Among the contentions in the suit:

All Georgia voters are entitled to have only those proposed amendments that comply with the Constitution presented on the ballot and also to have such amendments presented in a manner that complies with the Constitution. Accordingly, this lawsuit addresses matters that both directly affect them as voters and that also affect purely public rights, common to all voters in this state, and seeks to enforce the performance of a purely public duty, i.e., to have the Secretary of State place on the ballot only language regarding those proposed amendments that complies with the requirements of the Georgia Constitution. Plaintiffs thus seek to have this Court enter judgment declaring that the Proposed Amendment violates the Georgia Constitution and the ballot language regarding the amendment is so misleading and deceptive that it violates the due process and voting rights of all Georgia voters and enjoining enforcement if passed.

Here is the press release on the suit:

The complaint, filed on behalf of all Georgia voters, charges that the school takeover amendment language "is misleading, subjectively worded and propagandizes the very issue being decided on the ballot."

The three lead plaintiffs in the lawsuit are outspoken about their reasons for filing suit.

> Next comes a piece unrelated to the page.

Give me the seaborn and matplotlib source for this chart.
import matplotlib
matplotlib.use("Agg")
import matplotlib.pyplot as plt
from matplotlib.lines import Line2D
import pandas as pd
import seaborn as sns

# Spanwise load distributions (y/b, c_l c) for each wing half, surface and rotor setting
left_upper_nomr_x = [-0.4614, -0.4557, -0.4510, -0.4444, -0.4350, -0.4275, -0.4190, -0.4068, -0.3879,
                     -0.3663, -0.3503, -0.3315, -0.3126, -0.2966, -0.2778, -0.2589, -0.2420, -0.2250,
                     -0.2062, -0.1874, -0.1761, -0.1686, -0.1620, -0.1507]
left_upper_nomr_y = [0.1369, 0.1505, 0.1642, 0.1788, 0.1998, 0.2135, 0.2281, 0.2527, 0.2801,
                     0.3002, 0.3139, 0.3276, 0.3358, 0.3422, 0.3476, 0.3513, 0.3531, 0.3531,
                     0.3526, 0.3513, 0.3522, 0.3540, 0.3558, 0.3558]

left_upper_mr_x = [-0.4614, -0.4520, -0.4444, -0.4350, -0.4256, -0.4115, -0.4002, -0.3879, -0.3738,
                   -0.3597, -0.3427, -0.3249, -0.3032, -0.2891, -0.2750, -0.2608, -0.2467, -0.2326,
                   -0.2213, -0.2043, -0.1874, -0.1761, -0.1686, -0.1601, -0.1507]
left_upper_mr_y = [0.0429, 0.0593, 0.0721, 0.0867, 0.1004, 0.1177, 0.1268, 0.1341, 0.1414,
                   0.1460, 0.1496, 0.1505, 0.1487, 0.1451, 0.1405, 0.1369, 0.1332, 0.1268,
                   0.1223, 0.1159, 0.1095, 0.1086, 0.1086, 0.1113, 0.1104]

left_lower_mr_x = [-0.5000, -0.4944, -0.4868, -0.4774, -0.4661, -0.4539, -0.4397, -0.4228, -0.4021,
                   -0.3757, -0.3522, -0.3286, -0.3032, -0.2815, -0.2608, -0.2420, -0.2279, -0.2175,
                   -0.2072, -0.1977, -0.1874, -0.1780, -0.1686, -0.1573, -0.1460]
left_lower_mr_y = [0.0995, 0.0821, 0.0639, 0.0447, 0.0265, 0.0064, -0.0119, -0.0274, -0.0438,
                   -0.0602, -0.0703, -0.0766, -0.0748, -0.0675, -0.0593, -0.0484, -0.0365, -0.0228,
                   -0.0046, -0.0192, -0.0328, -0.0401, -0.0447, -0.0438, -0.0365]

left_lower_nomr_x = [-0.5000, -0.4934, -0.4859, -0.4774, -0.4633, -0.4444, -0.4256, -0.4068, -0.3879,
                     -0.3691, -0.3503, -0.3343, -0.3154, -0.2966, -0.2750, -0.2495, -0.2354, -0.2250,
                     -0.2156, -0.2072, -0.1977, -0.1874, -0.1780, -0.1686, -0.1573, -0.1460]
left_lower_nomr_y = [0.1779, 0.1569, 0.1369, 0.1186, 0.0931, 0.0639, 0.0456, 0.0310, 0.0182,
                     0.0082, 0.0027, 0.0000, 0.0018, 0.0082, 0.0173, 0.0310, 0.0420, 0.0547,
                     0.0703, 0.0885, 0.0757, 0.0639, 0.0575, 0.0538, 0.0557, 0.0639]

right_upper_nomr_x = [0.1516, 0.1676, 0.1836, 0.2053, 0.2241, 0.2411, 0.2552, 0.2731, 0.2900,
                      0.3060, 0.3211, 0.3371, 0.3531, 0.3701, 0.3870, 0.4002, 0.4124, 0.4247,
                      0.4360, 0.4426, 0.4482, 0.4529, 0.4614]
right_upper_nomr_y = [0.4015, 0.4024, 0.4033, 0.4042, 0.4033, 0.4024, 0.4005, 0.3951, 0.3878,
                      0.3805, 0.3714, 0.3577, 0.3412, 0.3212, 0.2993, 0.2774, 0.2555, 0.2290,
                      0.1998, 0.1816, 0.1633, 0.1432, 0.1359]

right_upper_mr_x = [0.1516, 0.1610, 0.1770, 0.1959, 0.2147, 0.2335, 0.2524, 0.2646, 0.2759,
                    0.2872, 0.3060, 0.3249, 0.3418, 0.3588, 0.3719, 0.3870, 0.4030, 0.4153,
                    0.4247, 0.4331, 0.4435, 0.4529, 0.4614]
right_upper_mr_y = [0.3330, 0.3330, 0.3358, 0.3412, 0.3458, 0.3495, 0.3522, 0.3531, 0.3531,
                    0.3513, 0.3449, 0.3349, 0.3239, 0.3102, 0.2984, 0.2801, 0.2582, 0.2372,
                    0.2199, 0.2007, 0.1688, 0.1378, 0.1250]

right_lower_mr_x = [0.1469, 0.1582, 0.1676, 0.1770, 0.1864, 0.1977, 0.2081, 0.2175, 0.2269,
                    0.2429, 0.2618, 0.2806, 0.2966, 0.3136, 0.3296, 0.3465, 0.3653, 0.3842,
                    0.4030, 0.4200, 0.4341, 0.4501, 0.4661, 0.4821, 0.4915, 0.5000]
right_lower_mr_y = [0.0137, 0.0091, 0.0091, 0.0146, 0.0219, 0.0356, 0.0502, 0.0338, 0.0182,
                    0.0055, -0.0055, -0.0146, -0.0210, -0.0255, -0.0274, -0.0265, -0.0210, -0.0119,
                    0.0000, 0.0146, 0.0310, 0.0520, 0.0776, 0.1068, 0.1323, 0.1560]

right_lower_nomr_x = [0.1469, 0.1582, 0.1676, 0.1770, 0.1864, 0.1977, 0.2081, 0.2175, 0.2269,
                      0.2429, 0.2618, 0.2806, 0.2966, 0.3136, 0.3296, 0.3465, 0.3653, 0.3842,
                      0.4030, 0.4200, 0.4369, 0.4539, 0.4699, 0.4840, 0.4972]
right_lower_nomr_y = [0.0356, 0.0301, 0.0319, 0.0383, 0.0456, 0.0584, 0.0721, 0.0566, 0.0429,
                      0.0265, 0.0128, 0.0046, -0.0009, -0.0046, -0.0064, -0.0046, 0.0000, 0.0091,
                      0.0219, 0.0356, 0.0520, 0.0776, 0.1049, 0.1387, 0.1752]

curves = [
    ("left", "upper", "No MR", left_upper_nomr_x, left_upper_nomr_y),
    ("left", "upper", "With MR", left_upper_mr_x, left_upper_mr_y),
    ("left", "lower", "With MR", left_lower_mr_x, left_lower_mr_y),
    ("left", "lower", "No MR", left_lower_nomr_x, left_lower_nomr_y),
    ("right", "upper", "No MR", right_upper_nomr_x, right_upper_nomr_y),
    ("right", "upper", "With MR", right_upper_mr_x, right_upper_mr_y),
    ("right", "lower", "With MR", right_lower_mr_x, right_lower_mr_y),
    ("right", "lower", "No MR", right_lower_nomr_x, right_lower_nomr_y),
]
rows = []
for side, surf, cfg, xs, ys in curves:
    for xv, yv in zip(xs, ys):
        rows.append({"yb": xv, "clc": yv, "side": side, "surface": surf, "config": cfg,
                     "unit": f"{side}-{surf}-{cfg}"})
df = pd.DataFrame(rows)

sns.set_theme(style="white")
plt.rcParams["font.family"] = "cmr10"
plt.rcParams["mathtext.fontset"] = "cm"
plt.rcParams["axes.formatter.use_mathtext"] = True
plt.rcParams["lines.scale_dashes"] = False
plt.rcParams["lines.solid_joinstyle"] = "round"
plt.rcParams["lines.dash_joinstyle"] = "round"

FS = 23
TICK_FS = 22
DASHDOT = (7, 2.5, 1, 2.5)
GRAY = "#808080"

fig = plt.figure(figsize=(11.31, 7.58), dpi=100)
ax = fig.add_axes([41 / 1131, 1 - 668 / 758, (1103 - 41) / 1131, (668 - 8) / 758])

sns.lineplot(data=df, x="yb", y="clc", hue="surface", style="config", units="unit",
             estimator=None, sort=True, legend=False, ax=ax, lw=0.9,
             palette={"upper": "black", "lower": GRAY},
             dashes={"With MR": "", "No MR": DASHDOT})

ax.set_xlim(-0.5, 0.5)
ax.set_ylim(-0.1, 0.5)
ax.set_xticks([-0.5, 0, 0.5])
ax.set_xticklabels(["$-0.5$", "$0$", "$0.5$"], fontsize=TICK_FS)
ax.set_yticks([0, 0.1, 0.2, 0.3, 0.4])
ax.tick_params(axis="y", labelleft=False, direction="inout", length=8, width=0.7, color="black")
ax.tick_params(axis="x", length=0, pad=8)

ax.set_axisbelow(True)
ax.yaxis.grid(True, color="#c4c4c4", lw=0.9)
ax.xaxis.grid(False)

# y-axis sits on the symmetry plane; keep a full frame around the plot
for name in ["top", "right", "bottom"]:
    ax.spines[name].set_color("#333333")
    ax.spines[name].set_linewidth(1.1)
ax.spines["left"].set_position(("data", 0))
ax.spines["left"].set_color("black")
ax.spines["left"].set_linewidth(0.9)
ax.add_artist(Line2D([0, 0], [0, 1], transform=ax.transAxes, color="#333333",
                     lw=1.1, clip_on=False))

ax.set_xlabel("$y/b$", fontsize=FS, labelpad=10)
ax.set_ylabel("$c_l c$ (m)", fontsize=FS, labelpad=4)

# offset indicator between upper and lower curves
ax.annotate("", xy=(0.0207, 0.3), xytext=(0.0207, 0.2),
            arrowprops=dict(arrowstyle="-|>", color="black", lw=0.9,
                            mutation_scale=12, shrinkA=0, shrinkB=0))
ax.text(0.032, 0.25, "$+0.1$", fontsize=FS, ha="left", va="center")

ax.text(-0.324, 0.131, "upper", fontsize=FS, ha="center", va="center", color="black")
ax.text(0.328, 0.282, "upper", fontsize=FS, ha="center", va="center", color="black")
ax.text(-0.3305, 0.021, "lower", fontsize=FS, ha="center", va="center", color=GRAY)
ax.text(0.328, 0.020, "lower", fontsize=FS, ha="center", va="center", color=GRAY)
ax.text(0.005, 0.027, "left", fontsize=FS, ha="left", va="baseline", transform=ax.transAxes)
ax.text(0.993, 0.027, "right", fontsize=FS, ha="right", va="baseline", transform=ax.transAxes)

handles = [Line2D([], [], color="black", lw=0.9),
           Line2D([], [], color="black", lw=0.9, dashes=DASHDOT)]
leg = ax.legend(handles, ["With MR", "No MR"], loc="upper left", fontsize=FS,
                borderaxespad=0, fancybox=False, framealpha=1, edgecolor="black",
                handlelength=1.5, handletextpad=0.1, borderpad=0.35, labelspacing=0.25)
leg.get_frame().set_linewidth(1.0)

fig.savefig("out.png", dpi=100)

"You have to ask, 'opportunity for whom?' If you read the fine print, you'll see this is an opportunity for the state to take our voices away," said Kimberly Brooks of Atlanta, a parent of three children who have attended metro Atlanta schools in a district affected by the proposed Amendment.

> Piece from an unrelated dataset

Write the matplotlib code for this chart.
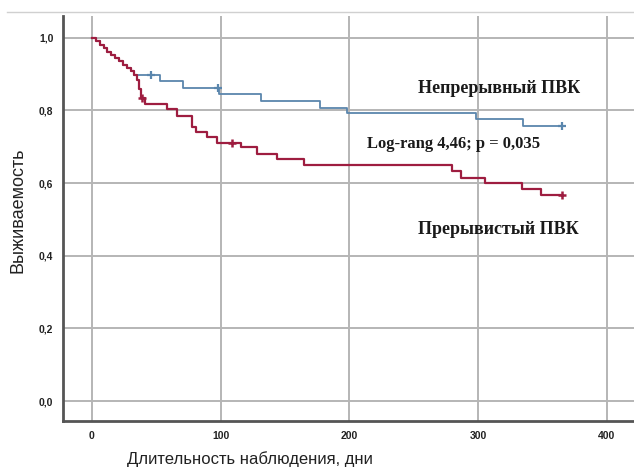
import matplotlib
matplotlib.use('Agg')
import matplotlib.pyplot as plt
from matplotlib.lines import Line2D

# Kaplan-Meier data (days, survival)
common_t = [0, 3, 6, 9, 12, 15, 18, 21, 24, 27, 30, 33]
common_s = [1.0, 0.99, 0.98, 0.971, 0.962, 0.953, 0.944, 0.935, 0.926, 0.917, 0.908, 0.898]

cont_t = [53, 70.5, 99, 131, 177, 198, 298, 335, 365]
cont_s = [0.882, 0.862, 0.846, 0.826, 0.807, 0.793, 0.777, 0.758, 0.758]
cont_cens_t = [46, 98, 365]
cont_cens_s = [0.898, 0.862, 0.758]

inter_t = [35, 36.5, 38, 41, 58, 66, 77.5, 81, 89, 97, 116, 128, 144, 165, 280, 287, 305, 334, 349, 365]
inter_s = [0.884, 0.860, 0.835, 0.818, 0.804, 0.785, 0.755, 0.741, 0.727, 0.711, 0.700, 0.680, 0.666,
           0.650, 0.634, 0.614, 0.600, 0.584, 0.567, 0.567]
inter_cens_t = [38.5, 109, 365]
inter_cens_s = [0.835, 0.711, 0.567]

x_ticks = [0, 100, 200, 300, 400]
y_ticks = [0.0, 0.2, 0.4, 0.6, 0.8, 1.0]
y_ticklabels = ['0,0', '0,2', '0,4', '0,6', '0,8', '1,0']

blue = '#5a86ad'
red = '#9e1d40'
sans = ['Liberation Sans', 'DejaVu Sans']
serif = ['Liberation Serif', 'DejaVu Serif']

fig = plt.figure(figsize=(6.34, 4.72), dpi=100)
ax = fig.add_axes([63 / 634, 1 - 421 / 472, 1 - 63 / 634, (421 - 16) / 472])

ax.step(common_t + cont_t, common_s + cont_s, where='post', color=blue, lw=1.3, zorder=3)
ax.step(common_t + inter_t, common_s + inter_s, where='post', color=red, lw=1.6, zorder=4)
ax.plot(cont_cens_t, cont_cens_s, '+', color=blue, ms=6, mew=1.6, zorder=5)
ax.plot(inter_cens_t, inter_cens_s, '+', color=red, ms=6, mew=1.8, zorder=5)

ax.set_xlim(-22.5, 421)
ax.set_ylim(-0.055, 1.06)
ax.set_xticks(x_ticks)
ax.set_yticks(y_ticks)
ax.set_yticklabels(y_ticklabels)
ax.tick_params(length=0, pad=7)
for lab in ax.get_xticklabels() + ax.get_yticklabels():
    lab.set_family(sans)
    lab.set_fontsize(7.5)
    lab.set_fontweight('bold')
    lab.set_color('#222222')
ax.grid(True, color='#b5b5b5', lw=1.4)
ax.set_axisbelow(True)
for side in ['top', 'right']:
    ax.spines[side].set_visible(False)
for side in ['left', 'bottom']:
    ax.spines[side].set_color('#555555')
    ax.spines[side].set_linewidth(2)

ax.set_xlabel('Длительность наблюдения, дни', family=sans, fontsize=12, color='#222222')
ax.xaxis.set_label_coords(0.327, -0.075)
ax.set_ylabel('Выживаемость', family=sans, fontsize=13, color='#222222')
ax.yaxis.set_label_coords(-0.064, 0.521)

ax.text(316, 0.86, 'Непрерывный ПВК', family=serif, fontsize=13, fontweight='bold',
        ha='center', va='center', color='#1a1a1a')
ax.text(281, 0.708, 'Log-rang 4,46; p = 0,035', family=serif, fontsize=12, fontweight='bold',
        ha='center', va='center', color='#1a1a1a')
ax.text(316, 0.471, 'Прерывистый ПВК', family=serif, fontsize=13, fontweight='bold',
        ha='center', va='center', color='#1a1a1a')

fig.add_artist(Line2D([7 / 634, 1], [1 - 12 / 472, 1 - 12 / 472], color='#d0d0d0', lw=1))

fig.savefig('out.png', dpi=100)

Rev. Timothy McDonald, III, Senior Pastor at First Iconium Baptist Church in Atlanta, added, "We as parents and teachers and neighbors know what's best for our communities, not some unaccountable political appointee."

"Public schools that serve all children in the surrounding community are the foundation of democracy. Taking away local control and silencing parents' voices is contradictory to democratic principles," said Dr. Melissa Ladd of Coweta County, a public school teacher and lifelong political conservative who recently became the first Georgia teacher to be named a finalist for the Horace Mann Teaching Award.

The plaintiffs argue that the ballot language is intentionally deceptive -- Amendment 1 will not "increase community involvement," it will not "fix" failing schools and the Amendment will not provide "greater flexibility" compared to current public school models. The "fatally flawed" wording would therefore deprive Georgia voters of their due process right to an effective vote as guaranteed by the Georgia Constitution.

The lawsuit comes after many Georgia parents, teachers and other members of the Keep Georgia Schools Local Coalition have publicly criticized the ballot language. Georgia PTA president Lisa-Marie Haygood told The Atlanta Journal-Constitution, "the preamble, and indeed, the entire amendment question, is intentionally misleading and disguises the true intentions of the OSD legislation."